● **YOUR GOAL**:
Repeat every line of the data exactly, but not the pictures.

● **DATA SHOWN**:
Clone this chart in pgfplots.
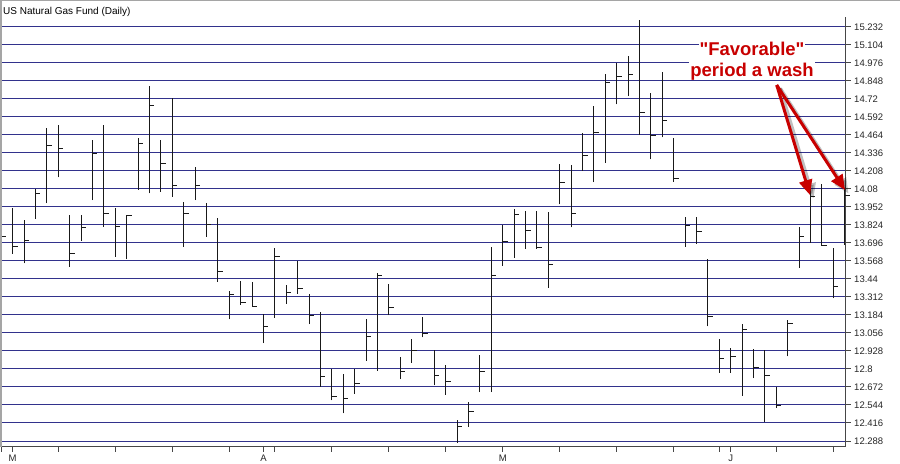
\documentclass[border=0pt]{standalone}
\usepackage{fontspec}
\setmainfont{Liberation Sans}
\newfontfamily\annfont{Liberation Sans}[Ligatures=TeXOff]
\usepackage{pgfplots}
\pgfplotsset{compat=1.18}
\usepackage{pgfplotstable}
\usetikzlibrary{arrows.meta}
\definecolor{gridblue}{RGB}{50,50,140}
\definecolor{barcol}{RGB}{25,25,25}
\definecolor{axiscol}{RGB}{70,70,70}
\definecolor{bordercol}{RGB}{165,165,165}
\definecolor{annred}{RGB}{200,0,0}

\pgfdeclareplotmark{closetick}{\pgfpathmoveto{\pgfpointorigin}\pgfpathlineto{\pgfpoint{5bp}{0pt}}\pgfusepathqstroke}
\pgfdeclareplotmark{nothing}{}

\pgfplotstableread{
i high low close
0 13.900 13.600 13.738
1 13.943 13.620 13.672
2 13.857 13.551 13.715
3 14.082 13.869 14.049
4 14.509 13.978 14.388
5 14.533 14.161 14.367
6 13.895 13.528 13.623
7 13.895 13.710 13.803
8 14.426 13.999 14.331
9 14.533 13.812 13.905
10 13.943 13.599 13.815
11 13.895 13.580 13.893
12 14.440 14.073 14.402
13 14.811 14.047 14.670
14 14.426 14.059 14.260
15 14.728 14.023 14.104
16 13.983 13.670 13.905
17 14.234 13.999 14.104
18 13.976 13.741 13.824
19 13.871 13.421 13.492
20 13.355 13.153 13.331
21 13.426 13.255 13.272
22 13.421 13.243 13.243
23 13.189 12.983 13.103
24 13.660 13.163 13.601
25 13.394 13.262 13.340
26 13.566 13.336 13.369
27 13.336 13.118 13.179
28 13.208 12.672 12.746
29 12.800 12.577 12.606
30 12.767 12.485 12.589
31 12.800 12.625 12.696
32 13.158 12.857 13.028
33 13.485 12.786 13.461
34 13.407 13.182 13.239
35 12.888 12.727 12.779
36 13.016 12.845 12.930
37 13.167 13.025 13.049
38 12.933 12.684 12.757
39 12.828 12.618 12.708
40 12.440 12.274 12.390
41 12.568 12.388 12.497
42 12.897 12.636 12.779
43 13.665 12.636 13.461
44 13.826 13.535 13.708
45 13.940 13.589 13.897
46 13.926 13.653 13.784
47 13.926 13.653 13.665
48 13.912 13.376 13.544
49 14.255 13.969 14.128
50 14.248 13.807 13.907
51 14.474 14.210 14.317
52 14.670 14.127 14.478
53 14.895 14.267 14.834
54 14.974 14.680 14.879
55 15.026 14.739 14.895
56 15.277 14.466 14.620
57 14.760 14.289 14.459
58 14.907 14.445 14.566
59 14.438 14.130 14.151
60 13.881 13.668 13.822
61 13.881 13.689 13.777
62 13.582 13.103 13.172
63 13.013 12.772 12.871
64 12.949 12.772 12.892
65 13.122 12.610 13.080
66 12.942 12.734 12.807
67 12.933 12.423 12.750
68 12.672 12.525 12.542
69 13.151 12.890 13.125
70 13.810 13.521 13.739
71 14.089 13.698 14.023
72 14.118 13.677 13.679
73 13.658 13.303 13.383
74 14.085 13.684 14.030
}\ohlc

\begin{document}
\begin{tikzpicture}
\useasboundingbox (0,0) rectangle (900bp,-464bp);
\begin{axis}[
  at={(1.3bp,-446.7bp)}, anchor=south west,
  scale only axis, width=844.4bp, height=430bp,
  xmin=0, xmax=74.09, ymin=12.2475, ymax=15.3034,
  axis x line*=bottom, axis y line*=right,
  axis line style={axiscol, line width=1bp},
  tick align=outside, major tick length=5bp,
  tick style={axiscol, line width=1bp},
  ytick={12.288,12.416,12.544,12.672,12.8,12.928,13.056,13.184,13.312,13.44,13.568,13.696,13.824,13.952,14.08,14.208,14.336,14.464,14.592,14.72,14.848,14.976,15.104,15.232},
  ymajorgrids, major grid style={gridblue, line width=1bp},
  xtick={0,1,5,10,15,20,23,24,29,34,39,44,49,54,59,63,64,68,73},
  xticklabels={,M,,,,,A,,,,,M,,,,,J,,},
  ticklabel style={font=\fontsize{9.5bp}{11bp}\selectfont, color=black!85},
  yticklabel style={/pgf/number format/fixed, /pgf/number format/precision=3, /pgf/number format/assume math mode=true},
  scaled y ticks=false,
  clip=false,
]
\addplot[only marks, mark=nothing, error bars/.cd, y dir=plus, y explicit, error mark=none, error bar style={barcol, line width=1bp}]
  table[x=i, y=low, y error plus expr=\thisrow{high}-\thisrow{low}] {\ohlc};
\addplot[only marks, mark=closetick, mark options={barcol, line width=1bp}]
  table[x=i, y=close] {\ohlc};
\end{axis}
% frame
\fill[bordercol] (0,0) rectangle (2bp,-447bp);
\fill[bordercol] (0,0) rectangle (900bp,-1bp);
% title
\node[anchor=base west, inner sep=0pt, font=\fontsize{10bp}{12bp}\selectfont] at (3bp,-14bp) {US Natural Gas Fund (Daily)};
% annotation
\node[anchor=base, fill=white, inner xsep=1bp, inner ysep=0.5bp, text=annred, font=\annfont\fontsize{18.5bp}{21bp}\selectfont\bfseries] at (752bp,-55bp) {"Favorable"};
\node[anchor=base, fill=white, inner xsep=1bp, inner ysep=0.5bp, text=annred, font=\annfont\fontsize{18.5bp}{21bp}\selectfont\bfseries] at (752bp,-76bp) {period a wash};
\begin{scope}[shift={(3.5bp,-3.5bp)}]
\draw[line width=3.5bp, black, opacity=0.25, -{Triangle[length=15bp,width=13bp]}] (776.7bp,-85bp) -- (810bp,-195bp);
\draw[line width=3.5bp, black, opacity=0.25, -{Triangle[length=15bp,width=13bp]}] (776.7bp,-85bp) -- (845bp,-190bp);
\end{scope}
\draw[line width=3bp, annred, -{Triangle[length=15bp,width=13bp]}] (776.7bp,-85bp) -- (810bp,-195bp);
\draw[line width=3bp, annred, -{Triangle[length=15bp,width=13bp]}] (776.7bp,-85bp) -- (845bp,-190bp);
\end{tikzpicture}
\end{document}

● **EXERCISE RESULT**:
Clone this chart in pgfplots.
\documentclass[border=0pt]{standalone}
\usepackage{fontspec}
\setmainfont{Liberation Sans}
\newfontfamily\annfont{Liberation Sans}[Ligatures=TeXOff]
\usepackage{pgfplots}
\pgfplotsset{compat=1.18}
\usepackage{pgfplotstable}
\usetikzlibrary{arrows.meta}
\definecolor{gridblue}{RGB}{50,50,140}
\definecolor{barcol}{RGB}{25,25,25}
\definecolor{axiscol}{RGB}{70,70,70}
\definecolor{bordercol}{RGB}{165,165,165}
\definecolor{annred}{RGB}{200,0,0}

\pgfdeclareplotmark{closetick}{\pgfpathmoveto{\pgfpointorigin}\pgfpathlineto{\pgfpoint{5bp}{0pt}}\pgfusepathqstroke}
\pgfdeclareplotmark{nothing}{}

\pgfplotstableread{
i high low close
0 13.900 13.600 13.738
1 13.943 13.620 13.672
2 13.857 13.551 13.715
3 14.082 13.869 14.049
4 14.509 13.978 14.388
5 14.533 14.161 14.367
6 13.895 13.528 13.623
7 13.895 13.710 13.803
8 14.426 13.999 14.331
9 14.533 13.812 13.905
10 13.943 13.599 13.815
11 13.895 13.580 13.893
12 14.440 14.073 14.402
13 14.811 14.047 14.670
14 14.426 14.059 14.260
15 14.728 14.023 14.104
16 13.983 13.670 13.905
17 14.234 13.999 14.104
18 13.976 13.741 13.824
19 13.871 13.421 13.492
20 13.355 13.153 13.331
21 13.426 13.255 13.272
22 13.421 13.243 13.243
23 13.189 12.983 13.103
24 13.660 13.163 13.601
25 13.394 13.262 13.340
26 13.566 13.336 13.369
27 13.336 13.118 13.179
28 13.208 12.672 12.746
29 12.800 12.577 12.606
30 12.767 12.485 12.589
31 12.800 12.625 12.696
32 13.158 12.857 13.028
33 13.485 12.786 13.461
34 13.407 13.182 13.239
35 12.888 12.727 12.779
36 13.016 12.845 12.930
37 13.167 13.025 13.049
38 12.933 12.684 12.757
39 12.828 12.618 12.708
40 12.440 12.274 12.390
41 12.568 12.388 12.497
42 12.897 12.636 12.779
43 13.665 12.636 13.461
44 13.826 13.535 13.708
45 13.940 13.589 13.897
46 13.926 13.653 13.784
47 13.926 13.653 13.665
48 13.912 13.376 13.544
49 14.255 13.969 14.128
50 14.248 13.807 13.907
51 14.474 14.210 14.317
52 14.670 14.127 14.478
53 14.895 14.267 14.834
54 14.974 14.680 14.879
55 15.026 14.739 14.895
56 15.277 14.466 14.620
57 14.760 14.289 14.459
58 14.907 14.445 14.566
59 14.438 14.130 14.151
60 13.881 13.668 13.822
61 13.881 13.689 13.777
62 13.582 13.103 13.172
63 13.013 12.772 12.871
64 12.949 12.772 12.892
65 13.122 12.610 13.080
66 12.942 12.734 12.807
67 12.933 12.423 12.750
68 12.672 12.525 12.542
69 13.151 12.890 13.125
70 13.810 13.521 13.739
71 14.089 13.698 14.023
72 14.118 13.677 13.679
73 13.658 13.303 13.383
74 14.085 13.684 14.030
}\ohlc

\begin{document}
\begin{tikzpicture}
\useasboundingbox (0,0) rectangle (900bp,-464bp);
\begin{axis}[
  at={(1.3bp,-446.7bp)}, anchor=south west,
  scale only axis, width=844.4bp, height=430bp,
  xmin=0, xmax=74.09, ymin=12.2475, ymax=15.3034,
  axis x line*=bottom, axis y line*=right,
  axis line style={axiscol, line width=1bp},
  tick align=outside, major tick length=5bp,
  tick style={axiscol, line width=1bp},
  ytick={12.288,12.416,12.544,12.672,12.8,12.928,13.056,13.184,13.312,13.44,13.568,13.696,13.824,13.952,14.08,14.208,14.336,14.464,14.592,14.72,14.848,14.976,15.104,15.232},
  ymajorgrids, major grid style={gridblue, line width=1bp},
  xtick={0,1,5,10,15,20,23,24,29,34,39,44,49,54,59,63,64,68,73},
  xticklabels={,M,,,,,A,,,,,M,,,,,J,,},
  ticklabel style={font=\fontsize{9.5bp}{11bp}\selectfont, color=black!85},
  yticklabel style={/pgf/number format/fixed, /pgf/number format/precision=3, /pgf/number format/assume math mode=true},
  scaled y ticks=false,
  clip=false,
]
\addplot[only marks, mark=nothing, error bars/.cd, y dir=plus, y explicit, error mark=none, error bar style={barcol, line width=1bp}]
  table[x=i, y=low, y error plus expr=\thisrow{high}-\thisrow{low}] {\ohlc};
\addplot[only marks, mark=closetick, mark options={barcol, line width=1bp}]
  table[x=i, y=close] {\ohlc};
\end{axis}
% frame
\fill[bordercol] (0,0) rectangle (2bp,-447bp);
\fill[bordercol] (0,0) rectangle (900bp,-1bp);
% title
\node[anchor=base west, inner sep=0pt, font=\fontsize{10bp}{12bp}\selectfont] at (3bp,-14bp) {US Natural Gas Fund (Daily)};
% annotation
\node[anchor=base, fill=white, inner xsep=1bp, inner ysep=0.5bp, text=annred, font=\annfont\fontsize{18.5bp}{21bp}\selectfont\bfseries] at (752bp,-55bp) {"Favorable"};
\node[anchor=base, fill=white, inner xsep=1bp, inner ysep=0.5bp, text=annred, font=\annfont\fontsize{18.5bp}{21bp}\selectfont\bfseries] at (752bp,-76bp) {period a wash};
\begin{scope}[shift={(3.5bp,-3.5bp)}]
\draw[line width=3.5bp, black, opacity=0.25, -{Triangle[length=15bp,width=13bp]}] (776.7bp,-85bp) -- (810bp,-195bp);
\draw[line width=3.5bp, black, opacity=0.25, -{Triangle[length=15bp,width=13bp]}] (776.7bp,-85bp) -- (845bp,-190bp);
\end{scope}
\draw[line width=3bp, annred, -{Triangle[length=15bp,width=13bp]}] (776.7bp,-85bp) -- (810bp,-195bp);
\draw[line width=3bp, annred, -{Triangle[length=15bp,width=13bp]}] (776.7bp,-85bp) -- (845bp,-190bp);
\end{tikzpicture}
\end{document}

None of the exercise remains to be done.